Sabahat is in a similar situation to Fehame’s, but more so: not only does her husband neglect her emotionally but actively cheats on her, despite her evident (but now souring) love for him. Sabahat’s letters highlight one of the gaps in Aliye’s analysis, namely class — though some of these women may belong to fallen aristocratic or bourgeois families, they nonetheless obviously belong to the Ottoman upper class, and part of Sabahat’s objection to her husband’s behavior is not simply the infidelity but the fact that he actively chooses the company not of his social equals (men or women) but rather of people she considers “beneath” him. Sabahat in fact has her own independent financial means, and, as Fehame observes, this gives her some agency in this situation — but, as Fehame also points out, she is still bound by social conventions and institutional misogyny, so she must be careful in how she exercises it.

Nebahat and Itimad are outliers; their connection to the other three woman is a bit tenuous, through an extended narration in Sabahat’s last letter of a visit to one of the islands in Istanbul’s harbor. they are the youngest of the letter-writers, and neither of them is yet married. they look on Sabahat’s and their other acquaintances’ marriages with dismay, torn between their (socially sanctioned-constructed — something Aliye appears conscious of) desires and the apparent realities of the status of women. I was particularly struck both by Nebahat’s question to Itimad — “What is all this education, this training, this effort for?” and by Itimad’s answer:

In response to your question, “All this education and training — for what purpose?” I say: is it not for ourselves? To become more self-sufficient, to understand humanity and to learn about the world we live in?

and yet this is belied in Itimad’s imagination by her immediate return to men’s desires:

You suggest [men] should marry the foolish and ignorant to find happiness, right? But would that truly make all men happy? For those who desire the opposite, can there be anything more disheartening in the world than this?

this is a novel about a group of women grappling with the (im)possibility of women living their lives for their own sakes — something they want (even Mehabe, who regards love as a central human need that must be satisfied as part of any project of self-actualization) but something that they struggle to really imagine. I think it would pair really interestingly with Rokeya Sakhawat Hossain’s deconstruction of romance in Padmarag, and reading this has me really excited for Translation Attached’s forthcoming translation of one of Aliye’s other books, Nisvan-ı İslam, a collection of fictional conversations between a Turkish woman and Western women visiting Istanbul about the lives of Ottoman women.
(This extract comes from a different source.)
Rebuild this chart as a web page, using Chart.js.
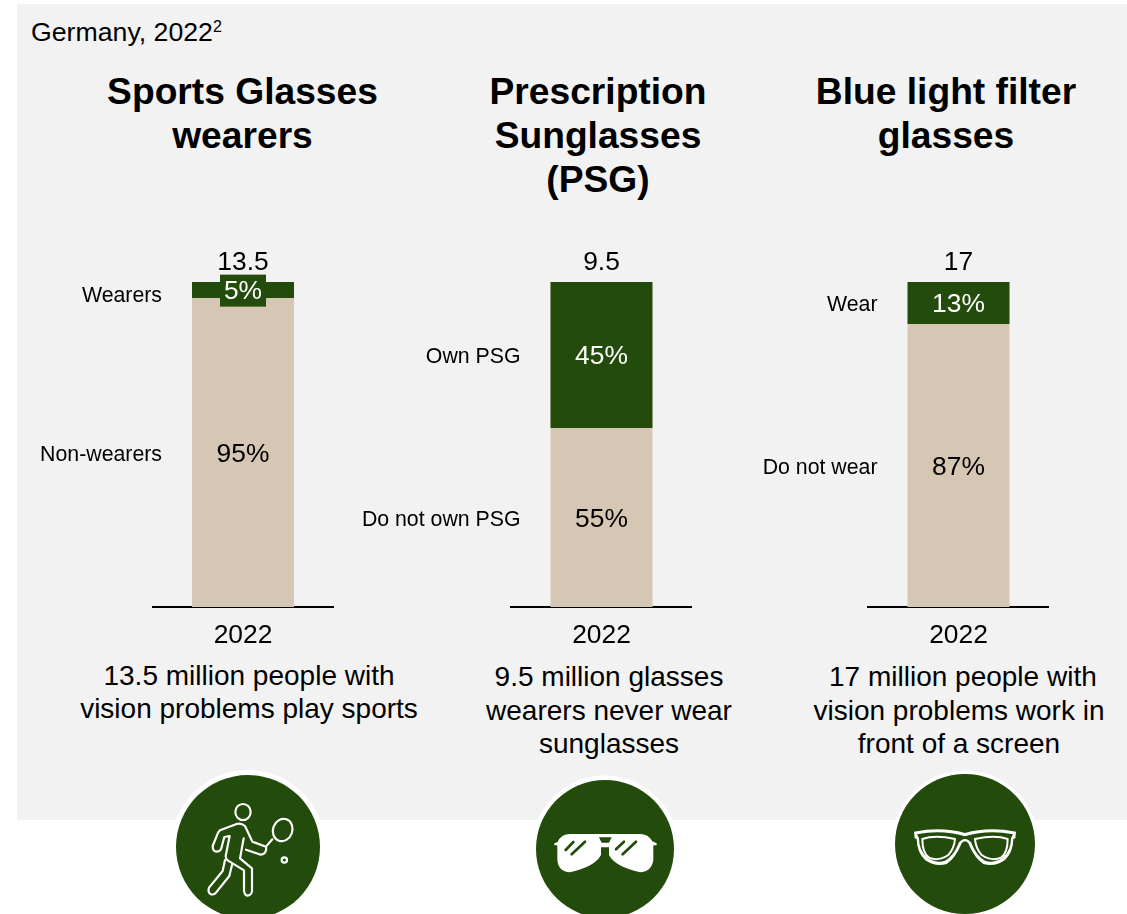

the translation itself is excellent. there are a handful of small editing errors, but the book is, as the back cover blurb from Azade Seyhan says, a pleasure to read, while capturing something of the rhythm of late Ottoman prose, if not its linguistic texture. on that point, I appreciated the translators’ note, which elaborates on some aspects of both late Ottoman style and Aliye’s personal choices:

We also often had to contend with an abundance of synonyms. Aliye employs numerous synonyms and near-synonyms derived from Arabic, Persian, and Turkish — words that would have been familiar to her readers — often listing them in succession. We usually adhered to her choices, but occasionally dropped one or two synonyms when the English version was sounding too repetitive. One cannot help but speculate that, while this extensive use of synonyms was a feature of the era’s literary style, Aliye’s reliance on them may have also been a deliberate effort to assert herself as a writer in a male-dominated field, demonstrating her command of language and literary skill.
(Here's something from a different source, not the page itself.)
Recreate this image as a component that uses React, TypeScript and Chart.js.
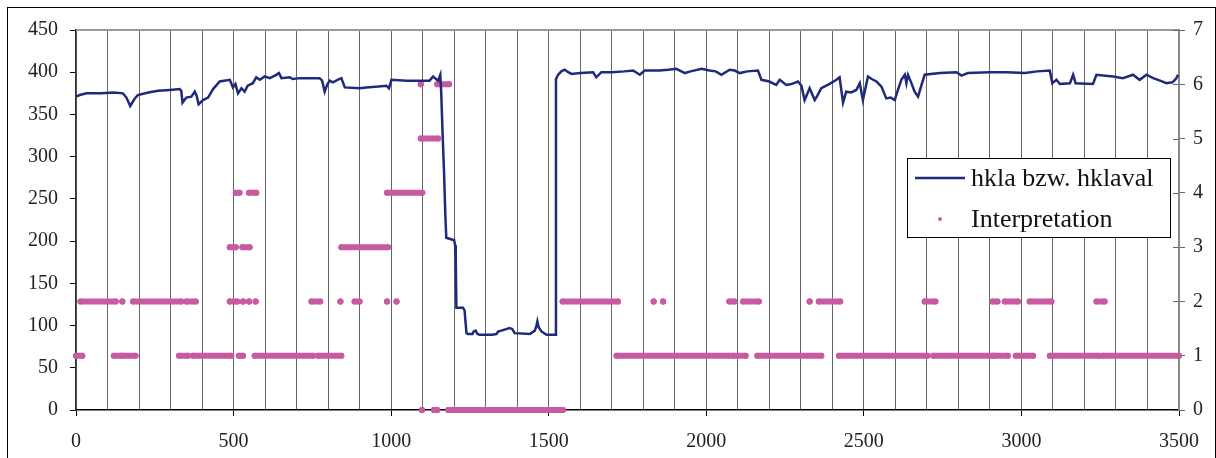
import React, { useEffect, useRef } from 'react';
import { Chart, registerables } from 'chart.js';

Chart.register(...registerables);

// ---- data ----
const hklaX = [
  0, 12, 33, 80, 120, 149, 160, 172, 185, 196, 230, 260, 298, 329, 334, 338, 350, 366, 377, 383,
  389, 403, 419, 435, 456, 488, 498, 506, 514, 525, 535, 545, 561, 572, 583, 599, 615, 631, 644, 652,
  678, 688, 710, 773, 781, 789, 797, 805, 815, 830, 842, 853, 900, 921, 960, 985, 993, 1001, 1050, 1090,
  1122, 1133, 1149, 1156, 1159, 1163, 1168, 1172, 1175, 1200, 1203, 1205, 1207, 1228, 1233, 1237, 1239, 1244, 1258, 1262,
  1268, 1274, 1281, 1320, 1334, 1340, 1350, 1376, 1384, 1392, 1440, 1456, 1461, 1464, 1468, 1477, 1493, 1522, 1523, 1530,
  1540, 1551, 1562, 1572, 1600, 1641, 1651, 1667, 1700, 1740, 1768, 1789, 1805, 1850, 1880, 1905, 1932, 1950, 1985, 2010,
  2030, 2048, 2074, 2090, 2106, 2130, 2164, 2175, 2200, 2222, 2233, 2254, 2270, 2291, 2302, 2312, 2328, 2344, 2352, 2365,
  2390, 2413, 2423, 2434, 2444, 2460, 2476, 2487, 2497, 2513, 2525, 2540, 2556, 2571, 2585, 2598, 2608, 2619, 2630, 2635,
  2640, 2650, 2661, 2672, 2683, 2693, 2741, 2794, 2810, 2830, 2900, 2952, 3011, 3050, 3090, 3098, 3111, 3122, 3154, 3164,
  3172, 3227, 3238, 3260, 3291, 3322, 3354, 3375, 3397, 3418, 3440, 3460, 3479, 3490, 3497,
];
const hklaY = [
  371, 373, 375, 375, 376, 375, 370, 360, 368, 373, 376, 378, 379, 380, 378, 364, 370, 371, 377, 372,
  362, 367, 370, 380, 389, 391, 382, 386, 375, 381, 377, 384, 387, 394, 391, 395, 393, 396, 399, 393,
  394, 392, 393, 393, 390, 377, 385, 390, 388, 391, 393, 382, 381, 382, 383, 384, 381, 391, 390, 390,
  390, 395, 390, 397, 375, 330, 280, 230, 204, 201, 195, 180, 121, 121, 118, 100, 91, 90, 90, 93,
  94, 90, 89, 89, 90, 93, 94, 97, 96, 91, 90, 94, 100, 105, 98, 93, 89, 89, 392, 397,
  401, 403, 400, 398, 399, 400, 394, 400, 400, 401, 402, 397, 402, 402, 403, 404, 399, 401, 404, 402,
  401, 397, 403, 402, 399, 401, 402, 391, 389, 385, 391, 385, 386, 389, 384, 367, 381, 367, 372, 381,
  386, 391, 394, 364, 377, 376, 379, 387, 367, 395, 392, 389, 383, 369, 370, 367, 379, 391, 397, 387,
  397, 388, 377, 371, 385, 397, 399, 400, 396, 399, 400, 400, 399, 401, 402, 387, 391, 386, 387, 397,
  387, 386, 397, 396, 395, 393, 397, 391, 397, 393, 390, 387, 388, 392, 397,
];

// Interpretation: runs of equal level (start, end, level)
const interpStart = [
  0, 120, 149, 327, 371, 517, 567, 768, 1715, 2083, 2162, 2421, 2720, 2915, 2982, 3090, 3257,
  14, 147, 181, 350, 488, 500, 530, 549, 570, 747, 839, 884, 987, 1017, 1544, 1833, 1863, 2073, 2117, 2328, 2357, 2693, 2908, 2947, 3026, 3238,
  488, 528, 842,
  507, 549, 987,
  1094,
  1094, 1146,
  1098, 1136, 1146, 1181,
];
const interpEnd = [
  20, 144, 189, 355, 493, 530, 752, 842, 2074, 2125, 2365, 2702, 2910, 2957, 3037, 3246, 3500,
  126, 147, 334, 380, 488, 512, 530, 549, 570, 775, 839, 900, 987, 1017, 1720, 1833, 1863, 2089, 2167, 2328, 2425, 2727, 2924, 2989, 3095, 3264,
  507, 551, 990,
  519, 572, 1099,
  1149,
  1094, 1184,
  1098, 1136, 1146, 1545,
];
const interpLevel = [
  1, 1, 1, 1, 1, 1, 1, 1, 1, 1, 1, 1, 1, 1, 1, 1, 1,
  2, 2, 2, 2, 2, 2, 2, 2, 2, 2, 2, 2, 2, 2, 2, 2, 2, 2, 2, 2, 2, 2, 2, 2, 2, 2,
  3, 3, 3,
  4, 4, 4,
  5,
  6, 6,
  0, 0, 0, 0,
];

const seriesNames = ['hkla bzw. hklaval', 'Interpretation'];

const NAVY = '#1F2A7A';
const PINK = '#C85AA2';
const FONT = "'Liberation Serif', 'Times New Roman', serif";

const decorPlugin = {
  id: 'decor',
  beforeDatasetsDraw(chart: any) {
    const { ctx, chartArea: a } = chart;
    ctx.save();
    ctx.strokeStyle = '#9a9a9a';
    ctx.lineWidth = 2;
    ctx.beginPath();
    ctx.moveTo(a.left, a.top);
    ctx.lineTo(a.right, a.top);
    ctx.stroke();
    const y1 = chart.scales.y1;
    ctx.strokeStyle = '#666';
    ctx.lineWidth = 1;
    y1.ticks.forEach((t: any) => {
      const py = Math.round(y1.getPixelForValue(t.value)) + 0.5;
      ctx.beginPath();
      ctx.moveTo(a.right - 6, py);
      ctx.lineTo(a.right, py);
      ctx.stroke();
    });
    ctx.restore();
  },
  afterDraw(chart: any) {
    const { ctx, chartArea: a } = chart;
    const left = a.right - 272;
    const top = a.top + 128;
    const w = 263;
    const h = 79;
    ctx.save();
    ctx.fillStyle = '#fff';
    ctx.fillRect(left, top, w, h);
    ctx.strokeStyle = '#000';
    ctx.lineWidth = 1;
    ctx.strokeRect(Math.round(left) + 0.5, Math.round(top) + 0.5, w, h);
    ctx.strokeStyle = NAVY;
    ctx.lineWidth = 2.5;
    ctx.beginPath();
    ctx.moveTo(left + 8, top + 20);
    ctx.lineTo(left + 58, top + 20);
    ctx.stroke();
    ctx.fillStyle = PINK;
    ctx.beginPath();
    ctx.arc(left + 33, top + 61, 2, 0, Math.PI * 2);
    ctx.fill();
    ctx.fillStyle = '#111';
    ctx.font = `26px ${FONT}`;
    ctx.textBaseline = 'alphabetic';
    ctx.textAlign = 'left';
    ctx.fillText(seriesNames[0], left + 64, top + 28);
    ctx.fillText(seriesNames[1], left + 64, top + 69);
    ctx.restore();
  },
};

export default function App() {
  const ref = useRef<HTMLCanvasElement>(null);

  useEffect(() => {
    if (!ref.current) return;
    const lineData = hklaX.map((x, i) => ({ x, y: hklaY[i] }));
    const interpData: { x: number; y: number | null }[] = [];
    interpStart.forEach((s, i) => {
      interpData.push({ x: s, y: interpLevel[i] });
      interpData.push({ x: interpEnd[i], y: interpLevel[i] });
      interpData.push({ x: interpEnd[i], y: null });
    });

    const tickFont = { family: FONT, size: 20 };

    const chart = new Chart(ref.current, {
      type: 'line',
      data: {
        datasets: [
          {
            label: seriesNames[0],
            data: lineData,
            borderColor: NAVY,
            backgroundColor: NAVY,
            borderWidth: 2.5,
            pointRadius: 0,
            tension: 0,
            yAxisID: 'y',
          },
          {
            label: seriesNames[1],
            data: interpData as any,
            borderColor: PINK,
            backgroundColor: PINK,
            borderWidth: 6,
            borderCapStyle: 'round',
            pointRadius: 3,
            pointBorderWidth: 0,
            pointBackgroundColor: PINK,
            spanGaps: false,
            clip: false as any,
            yAxisID: 'y1',
          },
        ],
      },
      options: {
        responsive: false,
        animation: false,
        layout: { padding: { top: 30, left: 0, right: 0, bottom: 0 } },
        plugins: {
          legend: { display: false },
          tooltip: { enabled: false },
        },
        scales: {
          x: {
            type: 'linear',
            min: 0,
            max: 3500,
            ticks: {
              stepSize: 100,
              autoSkip: false,
              maxRotation: 0,
              font: tickFont,
              color: '#222',
              padding: 14,
              callback: (v: any) => (Number(v) % 500 === 0 ? String(v) : ''),
            },
            grid: {
              color: '#666',
              lineWidth: 1,
              tickLength: 6,
              tickColor: (c: any) => (c.tick && c.tick.value % 500 === 0 ? '#000' : 'rgba(0,0,0,0)'),
            },
            border: { color: '#000', width: 1.5 },
            afterFit: (s: any) => { s.height = 48; },
          },
          y: {
            position: 'left',
            min: 0,
            max: 450,
            ticks: { stepSize: 50, font: tickFont, color: '#222', padding: 12 },
            grid: { drawOnChartArea: false, tickLength: 6, tickColor: '#000' },
            border: { color: '#333', width: 1.5 },
            afterFit: (s: any) => { s.width = 76; },
          },
          y1: {
            position: 'right',
            min: 0,
            max: 7,
            ticks: { stepSize: 1, font: tickFont, color: '#222', padding: 8 },
            grid: { drawOnChartArea: false, tickLength: 6, tickColor: '#666' },
            border: { color: '#8a8a8a', width: 2 },
            afterFit: (s: any) => { s.width = 37; },
          },
        },
      },
      plugins: [decorPlugin],
    } as any);
    return () => chart.destroy();
  }, []);

  return (
    <div>
      <div
        style={{
          position: 'fixed',
          left: 7,
          top: 7,
          width: 1209,
          height: 520,
          border: '1px solid #000',
          boxSizing: 'border-box',
          background: '#fff',
        }}
      />
      <canvas
        ref={ref}
        width={1216}
        height={458}
        style={{ position: 'fixed', left: 0, top: 0, width: 1216, height: 458, display: 'block' }}
      />
    </div>
  );
}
on which note, it’s also really nice that this edition includes not only the original Ottoman Turkish text (both in Ottoman script and romanized more or less according to post-1928 Turkish norms) and a contemporary Turkish “rendition” (as Nefise Kahraman describes it) — I want to revisit this in the future when I’m better at Turkish and I really appreciate their conception of the book as a way to introduce both Turkish readers and non-Turkish readers interested in Ottoman Turkish to the language of Ottoman literature.

if you’re interested in Ottoman literature, in early non-Western feminist writing, in epistolary novels, or in unusual works in translation, this is definitely worth a read!

moods: emotional, polemic, reflective, sad


[*] see their website for more information; the book lists the following contributors to the translation of Scenes of Life: Duygu Çevik, Karolina Dejnicka, Beril Sarısakal Erkent, Nefise Kahraman, Elvan Tayhani Karataş, Cumhur Korkut, Yasemin Gamze Mangal, and Heather Yawney.